• AIM
Transcribe the material exactly. Images do not belong in the copy.

begin

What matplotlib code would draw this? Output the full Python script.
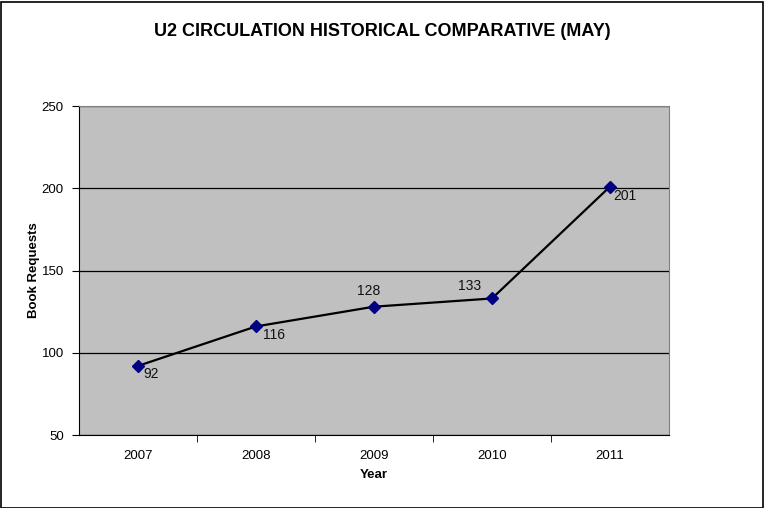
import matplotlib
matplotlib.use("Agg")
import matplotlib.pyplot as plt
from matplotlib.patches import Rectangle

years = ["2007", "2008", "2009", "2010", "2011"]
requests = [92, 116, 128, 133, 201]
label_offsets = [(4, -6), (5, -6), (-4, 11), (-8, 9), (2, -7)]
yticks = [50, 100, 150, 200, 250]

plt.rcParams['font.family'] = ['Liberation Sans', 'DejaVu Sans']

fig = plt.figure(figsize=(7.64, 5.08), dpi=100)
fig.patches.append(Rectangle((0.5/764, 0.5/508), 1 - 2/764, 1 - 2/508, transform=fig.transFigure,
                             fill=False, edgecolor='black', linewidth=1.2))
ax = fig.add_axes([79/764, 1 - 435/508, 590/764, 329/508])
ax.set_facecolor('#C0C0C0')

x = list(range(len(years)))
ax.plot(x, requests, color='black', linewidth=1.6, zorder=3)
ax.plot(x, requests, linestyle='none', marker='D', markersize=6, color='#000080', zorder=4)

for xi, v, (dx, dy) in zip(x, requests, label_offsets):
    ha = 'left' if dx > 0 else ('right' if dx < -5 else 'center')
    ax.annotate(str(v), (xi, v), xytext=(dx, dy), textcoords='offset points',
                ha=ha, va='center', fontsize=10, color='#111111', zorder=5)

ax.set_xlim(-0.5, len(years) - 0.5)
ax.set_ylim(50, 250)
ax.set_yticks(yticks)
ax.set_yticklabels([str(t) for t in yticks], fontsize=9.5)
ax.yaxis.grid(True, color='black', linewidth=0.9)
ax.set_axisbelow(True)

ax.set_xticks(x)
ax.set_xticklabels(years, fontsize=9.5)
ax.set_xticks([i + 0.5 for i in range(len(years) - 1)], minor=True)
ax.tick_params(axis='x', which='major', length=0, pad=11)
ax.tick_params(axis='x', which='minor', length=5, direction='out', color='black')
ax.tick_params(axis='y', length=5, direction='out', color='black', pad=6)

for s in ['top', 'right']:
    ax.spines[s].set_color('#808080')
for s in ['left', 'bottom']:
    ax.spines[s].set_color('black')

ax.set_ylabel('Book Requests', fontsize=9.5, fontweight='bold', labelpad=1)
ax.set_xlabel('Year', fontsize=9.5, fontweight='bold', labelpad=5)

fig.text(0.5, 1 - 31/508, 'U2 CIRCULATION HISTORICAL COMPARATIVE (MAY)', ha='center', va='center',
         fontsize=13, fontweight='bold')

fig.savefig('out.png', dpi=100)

end

• ANSWER IN FULL
What matplotlib code would draw this? Output the full Python script.
import matplotlib
matplotlib.use("Agg")
import matplotlib.pyplot as plt
from matplotlib.patches import Rectangle

years = ["2007", "2008", "2009", "2010", "2011"]
requests = [92, 116, 128, 133, 201]
label_offsets = [(4, -6), (5, -6), (-4, 11), (-8, 9), (2, -7)]
yticks = [50, 100, 150, 200, 250]

plt.rcParams['font.family'] = ['Liberation Sans', 'DejaVu Sans']

fig = plt.figure(figsize=(7.64, 5.08), dpi=100)
fig.patches.append(Rectangle((0.5/764, 0.5/508), 1 - 2/764, 1 - 2/508, transform=fig.transFigure,
                             fill=False, edgecolor='black', linewidth=1.2))
ax = fig.add_axes([79/764, 1 - 435/508, 590/764, 329/508])
ax.set_facecolor('#C0C0C0')

x = list(range(len(years)))
ax.plot(x, requests, color='black', linewidth=1.6, zorder=3)
ax.plot(x, requests, linestyle='none', marker='D', markersize=6, color='#000080', zorder=4)

for xi, v, (dx, dy) in zip(x, requests, label_offsets):
    ha = 'left' if dx > 0 else ('right' if dx < -5 else 'center')
    ax.annotate(str(v), (xi, v), xytext=(dx, dy), textcoords='offset points',
                ha=ha, va='center', fontsize=10, color='#111111', zorder=5)

ax.set_xlim(-0.5, len(years) - 0.5)
ax.set_ylim(50, 250)
ax.set_yticks(yticks)
ax.set_yticklabels([str(t) for t in yticks], fontsize=9.5)
ax.yaxis.grid(True, color='black', linewidth=0.9)
ax.set_axisbelow(True)

ax.set_xticks(x)
ax.set_xticklabels(years, fontsize=9.5)
ax.set_xticks([i + 0.5 for i in range(len(years) - 1)], minor=True)
ax.tick_params(axis='x', which='major', length=0, pad=11)
ax.tick_params(axis='x', which='minor', length=5, direction='out', color='black')
ax.tick_params(axis='y', length=5, direction='out', color='black', pad=6)

for s in ['top', 'right']:
    ax.spines[s].set_color('#808080')
for s in ['left', 'bottom']:
    ax.spines[s].set_color('black')

ax.set_ylabel('Book Requests', fontsize=9.5, fontweight='bold', labelpad=1)
ax.set_xlabel('Year', fontsize=9.5, fontweight='bold', labelpad=5)

fig.text(0.5, 1 - 31/508, 'U2 CIRCULATION HISTORICAL COMPARATIVE (MAY)', ha='center', va='center',
         fontsize=13, fontweight='bold')

fig.savefig('out.png', dpi=100)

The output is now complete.